I'm schocked it took this long to do this kind of blanket testing.  It's good that it's being done though.



> *1 in 20 Canadian non-combat soldiers tests positive for drugs*
> 
> *Last Updated:   Tuesday, May 20, 2008 |  7:03 AM ET  Comments47Recommend27*
> 
> ...


----------



## pardus (May 20, 2008)

I was only tested once during my service.
I can't get too excited about it unless it's a problem.

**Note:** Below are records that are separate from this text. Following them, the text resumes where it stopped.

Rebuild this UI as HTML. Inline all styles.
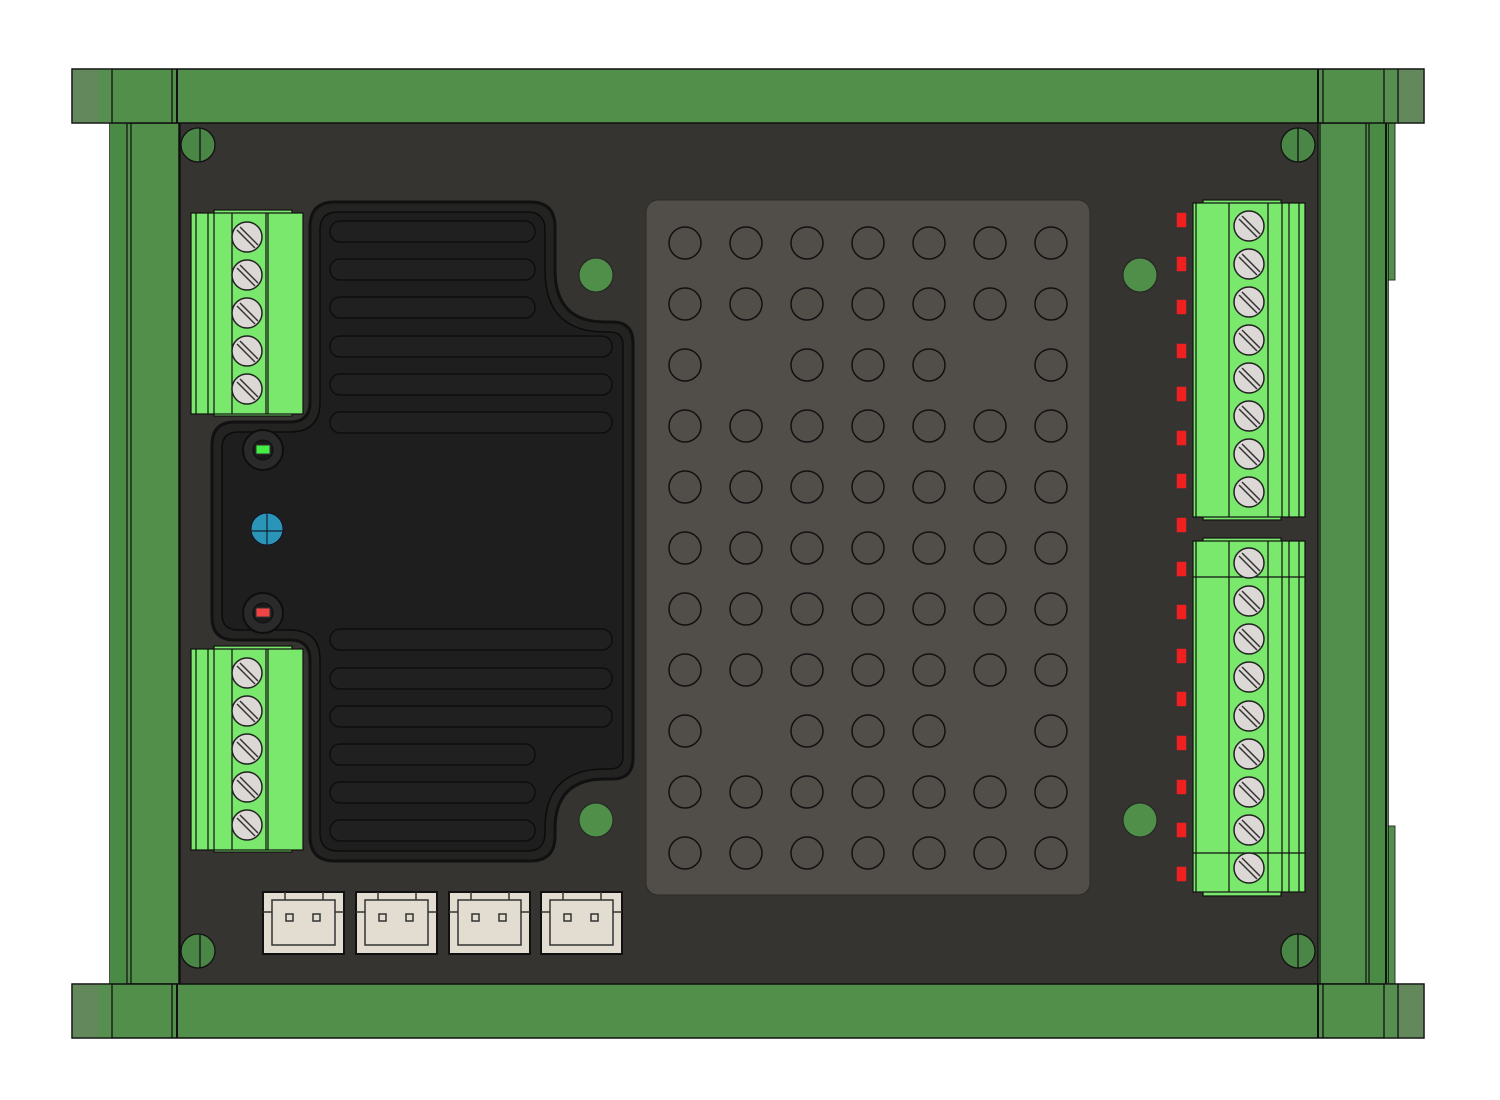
<!DOCTYPE html>
<html><head><meta charset="utf-8"><style>html,body{margin:0;padding:0;background:#fff}svg{display:block}</style></head>
<body>
<svg width="1500" height="1100" viewBox="0 0 1500 1100" xmlns="http://www.w3.org/2000/svg">
<defs>
<g id="screw"><circle r="15" fill="#dcd8d5" stroke="#222" stroke-width="1.5"/><line x1="-10" y1="-7" x2="8" y2="11" stroke="#333" stroke-width="1.5"/><line x1="-7" y1="-10" x2="11" y2="8" stroke="#333" stroke-width="1.5"/></g>
<circle id="h" r="16" fill="none" stroke="#111" stroke-width="1.5"/>
<rect id="led" x="-6" y="-8" width="11" height="16" fill="#f02020" stroke="#333" stroke-width="1.5"/>
<g id="jst"><rect x="0" y="0" width="81" height="62" fill="#e2ddd0" stroke="#111" stroke-width="2"/><rect x="9" y="8" width="63" height="45" fill="none" stroke="#333" stroke-width="1.5"/><line x1="0" y1="20" x2="9" y2="20" stroke="#333" stroke-width="1.5"/><line x1="72" y1="20" x2="81" y2="20" stroke="#333" stroke-width="1.5"/><line x1="22" y1="0" x2="22" y2="8" stroke="#333" stroke-width="1.5"/><line x1="60" y1="0" x2="60" y2="8" stroke="#333" stroke-width="1.5"/><rect x="23" y="22" width="7" height="7" fill="none" stroke="#333" stroke-width="1.5"/><rect x="50" y="22" width="7" height="7" fill="none" stroke="#333" stroke-width="1.5"/></g>
</defs>
<!-- board -->
<rect x="180" y="123" width="1138" height="861" fill="#363430"/>
<!-- left side rail -->
<rect x="110" y="123" width="70" height="861" fill="#518f4b" stroke="#111" stroke-width="1.5"/>
<rect x="110" y="123" width="18" height="861" fill="#498a44"/>
<line x1="127" y1="123" x2="127" y2="984" stroke="#111" stroke-width="1.2"/>
<line x1="131" y1="123" x2="131" y2="984" stroke="#111" stroke-width="1.2"/>
<line x1="179" y1="123" x2="179" y2="984" stroke="#111" stroke-width="1.5"/>
<!-- right side rail -->
<rect x="1388" y="123" width="7" height="157" fill="#518f4b" stroke="#333" stroke-width="1"/>
<rect x="1388" y="826" width="7" height="158" fill="#518f4b" stroke="#333" stroke-width="1"/>
<rect x="1318" y="123" width="70" height="861" fill="#528f4c" stroke="#111" stroke-width="1.5"/>
<rect x="1368" y="123" width="20" height="861" fill="#498a44"/>
<line x1="1320" y1="123" x2="1320" y2="984" stroke="#111" stroke-width="1.2"/>
<line x1="1366" y1="123" x2="1366" y2="984" stroke="#111" stroke-width="1.2"/>
<line x1="1369" y1="123" x2="1369" y2="984" stroke="#111" stroke-width="1.2"/>
<line x1="1386" y1="123" x2="1386" y2="984" stroke="#111" stroke-width="2"/>
<!-- top rail -->
<g stroke="#111" stroke-width="1.3">
<rect x="72" y="69" width="1352" height="54" fill="#528f4b"/>
<rect x="72" y="69" width="26" height="54" fill="#62885c" stroke="none"/>
<rect x="98" y="69" width="14" height="54" fill="#568f50" stroke="none"/>
<rect x="1384" y="69" width="14" height="54" fill="#568f50" stroke="none"/>
<rect x="1398" y="69" width="26" height="54" fill="#62885c" stroke="none"/>
<rect x="72" y="69" width="1352" height="54" fill="none"/>
<line x1="112" y1="69" x2="112" y2="123"/><line x1="172" y1="69" x2="172" y2="123"/><line x1="177" y1="69" x2="177" y2="123" stroke-width="2"/>
<line x1="1318" y1="69" x2="1318" y2="123" stroke-width="2"/><line x1="1323" y1="69" x2="1323" y2="123"/><line x1="1384" y1="69" x2="1384" y2="123"/><line x1="1398" y1="69" x2="1398" y2="123"/>
<!-- bottom rail -->
<rect x="72" y="984" width="1352" height="54" fill="#528f4b"/>
<rect x="72" y="984" width="26" height="54" fill="#62885c" stroke="none"/>
<rect x="98" y="984" width="14" height="54" fill="#568f50" stroke="none"/>
<rect x="1384" y="984" width="14" height="54" fill="#568f50" stroke="none"/>
<rect x="1398" y="984" width="26" height="54" fill="#62885c" stroke="none"/>
<rect x="72" y="984" width="1352" height="54" fill="none"/>
<line x1="112" y1="984" x2="112" y2="1038"/><line x1="172" y1="984" x2="172" y2="1038"/><line x1="177" y1="984" x2="177" y2="1038" stroke-width="2"/>
<line x1="1318" y1="984" x2="1318" y2="1038" stroke-width="2"/><line x1="1323" y1="984" x2="1323" y2="1038"/><line x1="1384" y1="984" x2="1384" y2="1038"/><line x1="1398" y1="984" x2="1398" y2="1038"/>
</g>
<!-- mounting holes -->
<g fill="#4a8746" stroke="#111" stroke-width="1.3">
<circle cx="198" cy="145" r="17"/><circle cx="1298" cy="145" r="17"/><circle cx="198" cy="951" r="17"/><circle cx="1298" cy="951" r="17"/>
</g>
<g stroke="#111" stroke-width="1.3"><line x1="200" y1="128" x2="200" y2="162"/><line x1="1298" y1="128" x2="1298" y2="162"/><line x1="200" y1="934" x2="200" y2="968"/><line x1="1298" y1="934" x2="1298" y2="968"/></g>
<g fill="#4f8f4a" stroke="#222" stroke-width="1"><circle cx="596" cy="275" r="17"/><circle cx="596" cy="820" r="17"/><circle cx="1140" cy="275" r="17"/><circle cx="1140" cy="820" r="17"/></g>
<!-- grid panel -->
<rect x="646" y="200" width="444" height="695" rx="12" fill="#514e49" stroke="#2a2a28" stroke-width="1"/>
<g>
<use href="#h" x="685" y="243"/><use href="#h" x="746" y="243"/><use href="#h" x="807" y="243"/><use href="#h" x="868" y="243"/><use href="#h" x="929" y="243"/><use href="#h" x="990" y="243"/><use href="#h" x="1051" y="243"/>
<use href="#h" x="685" y="304"/><use href="#h" x="746" y="304"/><use href="#h" x="807" y="304"/><use href="#h" x="868" y="304"/><use href="#h" x="929" y="304"/><use href="#h" x="990" y="304"/><use href="#h" x="1051" y="304"/>
<use href="#h" x="685" y="365"/><use href="#h" x="807" y="365"/><use href="#h" x="868" y="365"/><use href="#h" x="929" y="365"/><use href="#h" x="1051" y="365"/>
<use href="#h" x="685" y="426"/><use href="#h" x="746" y="426"/><use href="#h" x="807" y="426"/><use href="#h" x="868" y="426"/><use href="#h" x="929" y="426"/><use href="#h" x="990" y="426"/><use href="#h" x="1051" y="426"/>
<use href="#h" x="685" y="487"/><use href="#h" x="746" y="487"/><use href="#h" x="807" y="487"/><use href="#h" x="868" y="487"/><use href="#h" x="929" y="487"/><use href="#h" x="990" y="487"/><use href="#h" x="1051" y="487"/>
<use href="#h" x="685" y="548"/><use href="#h" x="746" y="548"/><use href="#h" x="807" y="548"/><use href="#h" x="868" y="548"/><use href="#h" x="929" y="548"/><use href="#h" x="990" y="548"/><use href="#h" x="1051" y="548"/>
<use href="#h" x="685" y="609"/><use href="#h" x="746" y="609"/><use href="#h" x="807" y="609"/><use href="#h" x="868" y="609"/><use href="#h" x="929" y="609"/><use href="#h" x="990" y="609"/><use href="#h" x="1051" y="609"/>
<use href="#h" x="685" y="670"/><use href="#h" x="746" y="670"/><use href="#h" x="807" y="670"/><use href="#h" x="868" y="670"/><use href="#h" x="929" y="670"/><use href="#h" x="990" y="670"/><use href="#h" x="1051" y="670"/>
<use href="#h" x="685" y="731"/><use href="#h" x="807" y="731"/><use href="#h" x="868" y="731"/><use href="#h" x="929" y="731"/><use href="#h" x="1051" y="731"/>
<use href="#h" x="685" y="792"/><use href="#h" x="746" y="792"/><use href="#h" x="807" y="792"/><use href="#h" x="868" y="792"/><use href="#h" x="929" y="792"/><use href="#h" x="990" y="792"/><use href="#h" x="1051" y="792"/>
<use href="#h" x="685" y="853"/><use href="#h" x="746" y="853"/><use href="#h" x="807" y="853"/><use href="#h" x="868" y="853"/><use href="#h" x="929" y="853"/><use href="#h" x="990" y="853"/><use href="#h" x="1051" y="853"/>
</g>
<!-- heatsink -->
<path d="M 335 202 H 530 Q 555 202 555 227 V 270 Q 555 322 605 322 H 612 Q 633 322 633 343 V 758 Q 633 779 612 779 H 605 Q 555 779 555 829 V 836 Q 555 861 530 861 H 335 Q 310 861 310 836 V 660 Q 310 640 290 640 H 235 Q 212 640 212 617 V 445 Q 212 422 235 422 H 290 Q 310 422 310 402 V 227 Q 310 202 335 202 Z" fill="#232322" stroke="#111" stroke-width="3"/>
<path d="M 338 212 H 527 Q 545 212 545 230 V 270 Q 545 332 605 332 H 610 Q 623 332 623 345 V 756 Q 623 769 610 769 H 605 Q 545 769 545 829 V 833 Q 545 851 527 851 H 338 Q 320 851 320 833 V 660 Q 320 630 290 630 H 238 Q 222 630 222 614 V 448 Q 222 432 238 432 H 290 Q 320 432 320 402 V 230 Q 320 212 338 212 Z" fill="#1e1e1e" stroke="#0c0c0c" stroke-width="1.5"/>
<g fill="#202020" stroke="#0e0e0e" stroke-width="1.5">
<rect x="330" y="221" width="205" height="21" rx="10"/><rect x="330" y="259" width="205" height="21" rx="10"/><rect x="330" y="297" width="205" height="21" rx="10"/>
<rect x="330" y="336" width="282" height="21" rx="10"/><rect x="330" y="374" width="282" height="21" rx="10"/><rect x="330" y="412" width="282" height="21" rx="10"/>
<rect x="330" y="629" width="282" height="21" rx="10"/><rect x="330" y="668" width="282" height="21" rx="10"/><rect x="330" y="706" width="282" height="21" rx="10"/>
<rect x="330" y="744" width="205" height="21" rx="10"/><rect x="330" y="782" width="205" height="21" rx="10"/><rect x="330" y="820" width="205" height="21" rx="10"/>
</g>
<circle cx="263" cy="450" r="20" fill="#2a2a2a" stroke="#0e0e0e" stroke-width="2"/><circle cx="263" cy="450" r="10" fill="#1a1a1a" stroke="#0e0e0e"/>
<rect x="256" y="445" width="14" height="9" fill="#44ee44" stroke="#333"/>
<circle cx="263" cy="613" r="20" fill="#2a2a2a" stroke="#0e0e0e" stroke-width="2"/><circle cx="263" cy="613" r="10" fill="#1a1a1a" stroke="#0e0e0e"/>
<rect x="256" y="608" width="14" height="9" fill="#ee4444" stroke="#333"/>
<circle cx="267" cy="529" r="16" fill="#2a95b8" stroke="#112" stroke-width="1"/>
<line x1="267" y1="513" x2="267" y2="545" stroke="#123" stroke-width="1.2"/><line x1="251" y1="531" x2="283" y2="531" stroke="#123" stroke-width="1.2"/>
<!-- left terminal blocks -->
<g stroke="#111" stroke-width="1.2">
<rect x="214" y="210" width="78" height="206" fill="#79e86d"/>
<rect x="191" y="213" width="112" height="201" fill="#79e86d"/>
<line x1="196" y1="213" x2="196" y2="414"/><line x1="208" y1="213" x2="208" y2="414"/><line x1="214" y1="213" x2="214" y2="414"/><line x1="232" y1="213" x2="232" y2="414"/><line x1="266" y1="213" x2="266" y2="414"/><line x1="268" y1="213" x2="268" y2="414"/>
<rect x="214" y="646" width="78" height="206" fill="#79e86d"/>
<rect x="191" y="649" width="112" height="201" fill="#79e86d"/>
<line x1="196" y1="649" x2="196" y2="850"/><line x1="208" y1="649" x2="208" y2="850"/><line x1="214" y1="649" x2="214" y2="850"/><line x1="232" y1="649" x2="232" y2="850"/><line x1="266" y1="649" x2="266" y2="850"/><line x1="268" y1="649" x2="268" y2="850"/>
</g>
<use href="#screw" x="247" y="237"/><use href="#screw" x="247" y="275"/><use href="#screw" x="247" y="313"/><use href="#screw" x="247" y="351"/><use href="#screw" x="247" y="389"/>
<use href="#screw" x="247" y="673"/><use href="#screw" x="247" y="711"/><use href="#screw" x="247" y="749"/><use href="#screw" x="247" y="787"/><use href="#screw" x="247" y="825"/>
<!-- right terminal blocks -->
<g stroke="#111" stroke-width="1.2">
<rect x="1203" y="200" width="78" height="320" fill="#79e86d"/>
<rect x="1193" y="203" width="112" height="314" fill="#79e86d"/>
<line x1="1196" y1="203" x2="1196" y2="517"/><line x1="1229" y1="203" x2="1229" y2="517"/><line x1="1268" y1="203" x2="1268" y2="517"/><line x1="1282" y1="203" x2="1282" y2="517"/><line x1="1289" y1="203" x2="1289" y2="517"/><line x1="1299" y1="203" x2="1299" y2="517"/>
<rect x="1203" y="538" width="78" height="358" fill="#79e86d"/>
<rect x="1193" y="541" width="112" height="351" fill="#79e86d"/>
<line x1="1196" y1="541" x2="1196" y2="892"/><line x1="1229" y1="541" x2="1229" y2="892"/><line x1="1268" y1="541" x2="1268" y2="892"/><line x1="1282" y1="541" x2="1282" y2="892"/><line x1="1289" y1="541" x2="1289" y2="892"/><line x1="1299" y1="541" x2="1299" y2="892"/>
<line x1="1193" y1="577" x2="1305" y2="577"/><line x1="1193" y1="853" x2="1305" y2="853"/>
</g>
<use href="#screw" x="1249" y="226"/><use href="#screw" x="1249" y="264"/><use href="#screw" x="1249" y="302"/><use href="#screw" x="1249" y="340"/><use href="#screw" x="1249" y="378"/><use href="#screw" x="1249" y="416"/><use href="#screw" x="1249" y="454"/><use href="#screw" x="1249" y="492"/>
<use href="#screw" x="1249" y="563"/><use href="#screw" x="1249" y="601"/><use href="#screw" x="1249" y="639"/><use href="#screw" x="1249" y="677"/><use href="#screw" x="1249" y="716"/><use href="#screw" x="1249" y="754"/><use href="#screw" x="1249" y="792"/><use href="#screw" x="1249" y="830"/><use href="#screw" x="1249" y="868"/>
<!-- red LEDs -->
<use href="#led" x="1182" y="220"/><use href="#led" x="1182" y="264"/><use href="#led" x="1182" y="307"/><use href="#led" x="1182" y="351"/><use href="#led" x="1182" y="394"/><use href="#led" x="1182" y="438"/><use href="#led" x="1182" y="481"/><use href="#led" x="1182" y="525"/>
<use href="#led" x="1182" y="569"/><use href="#led" x="1182" y="612"/><use href="#led" x="1182" y="656"/><use href="#led" x="1182" y="699"/><use href="#led" x="1182" y="743"/><use href="#led" x="1182" y="787"/><use href="#led" x="1182" y="830"/><use href="#led" x="1182" y="874"/>
<!-- JST connectors -->
<use href="#jst" x="263" y="892"/><use href="#jst" x="356" y="892"/><use href="#jst" x="449" y="892"/><use href="#jst" x="541" y="892"/>
</svg>
</body></html>
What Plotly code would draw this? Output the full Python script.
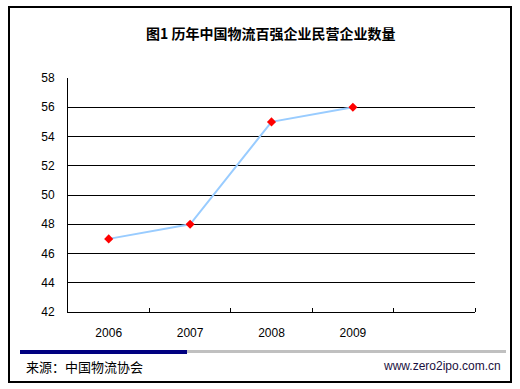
import plotly.graph_objects as go

years = ["2006", "2007", "2008", "2009"]
counts = [47, 48, 55, 56]
y_ticks = [42, 44, 46, 48, 50, 52, 54, 56, 58]

title_text = "图1 历年中国物流百强企业民营企业数量"
source_text = "来源：中国物流协会"
site_text = "www.zero2ipo.com.cn"

x_pos = list(range(len(years)))

fig = go.Figure()
fig.add_trace(go.Scatter(
    x=x_pos, y=counts, mode="lines+markers",
    line=dict(color="#99CCFF", width=2),
    marker=dict(symbol="diamond", color="#FF0000", size=7),
    showlegend=False, cliponaxis=False,
))

L, R, T, B = 68, 475, 78, 312
W, H = 520, 389
pw, ph = R - L, B - T

def px(x):
    return (x - L) / pw

def py(y):
    return (B - y) / ph

fig.update_layout(
    width=W, height=H,
    margin=dict(l=L, r=W - R, t=T, b=H - B, pad=0),
    paper_bgcolor="white", plot_bgcolor="white",
    font=dict(family="Arial, Liberation Sans, sans-serif", size=12, color="#000000"),
    xaxis=dict(
        range=[-0.5, 4.5], tickvals=x_pos, ticktext=years,
        showgrid=False, zeroline=False, showline=True, linecolor="#000000", linewidth=1,
        ticks="", ticklabelstandoff=10,
        minor=dict(tickvals=[0.5, 1.5, 2.5, 3.5, 4.5], ticks="inside", ticklen=4,
                   tickcolor="#000000", tickwidth=1, showgrid=False),
        fixedrange=True,
    ),
    yaxis=dict(
        range=[42, 58], tickvals=y_ticks,
        showgrid=True, gridcolor="#000000", gridwidth=1,
        zeroline=False, showline=True, linecolor="#000000", linewidth=1,
        ticks="", ticklabelstandoff=10,
        fixedrange=True,
    ),
    shapes=[
        dict(type="rect", xref="paper", yref="paper",
             x0=px(9), x1=px(511), y0=py(382), y1=py(7),
             line=dict(color="#000000", width=2), fillcolor="rgba(0,0,0,0)", layer="above"),
        dict(type="rect", xref="paper", yref="paper",
             x0=px(187), x1=px(506), y0=py(353), y1=py(350),
             line=dict(width=0), fillcolor="#C0C0C0"),
        dict(type="rect", xref="paper", yref="paper",
             x0=px(20), x1=px(187), y0=py(354), y1=py(350),
             line=dict(width=0), fillcolor="#000080"),
    ],
    annotations=[
        dict(text="<b>" + title_text + "</b>", xref="paper", yref="paper",
             x=px(270), y=py(33), xanchor="center", yanchor="middle", showarrow=False,
             font=dict(family="Noto Sans CJK SC", size=14, color="#000000")),
        dict(text=source_text, xref="paper", yref="paper",
             x=px(24), y=py(366), xanchor="left", yanchor="middle", showarrow=False,
             font=dict(family="Noto Sans CJK SC", size=13, color="#000000")),
        dict(text=site_text, xref="paper", yref="paper",
             x=px(503), y=py(366), xanchor="right", yanchor="middle", showarrow=False,
             font=dict(family="Arial, Liberation Sans, sans-serif", size=12, color="#1a1040")),
    ],
)

fig.write_html("out.html")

I went to one medical so hungover the Dr took one look at my urine sample and threw it out! lol


----------



## Boondocksaint375 (May 20, 2008)

We were always tested randomly.  I know a couple guys that popped positive and were booted from 3/75 right away.


----------



## RackMaster (May 20, 2008)

Depending on the Unit or Command you belong to, they do random drug testing all the time.  Especially in the Army or SOF world.  This is just the first time they did it across all 3 services at once.


----------



## 275ANGER! (May 20, 2008)

Boondocksaint375 said:


> We were always tested randomly.  I know a couple guys that popped positive and were booted from 3/75 right away.



Boon was a Cock watcher, HAHA!


----------



## Pete031 (May 29, 2008)

Brutal.... About time they started testing everyone else besides us in the combat units though.


----------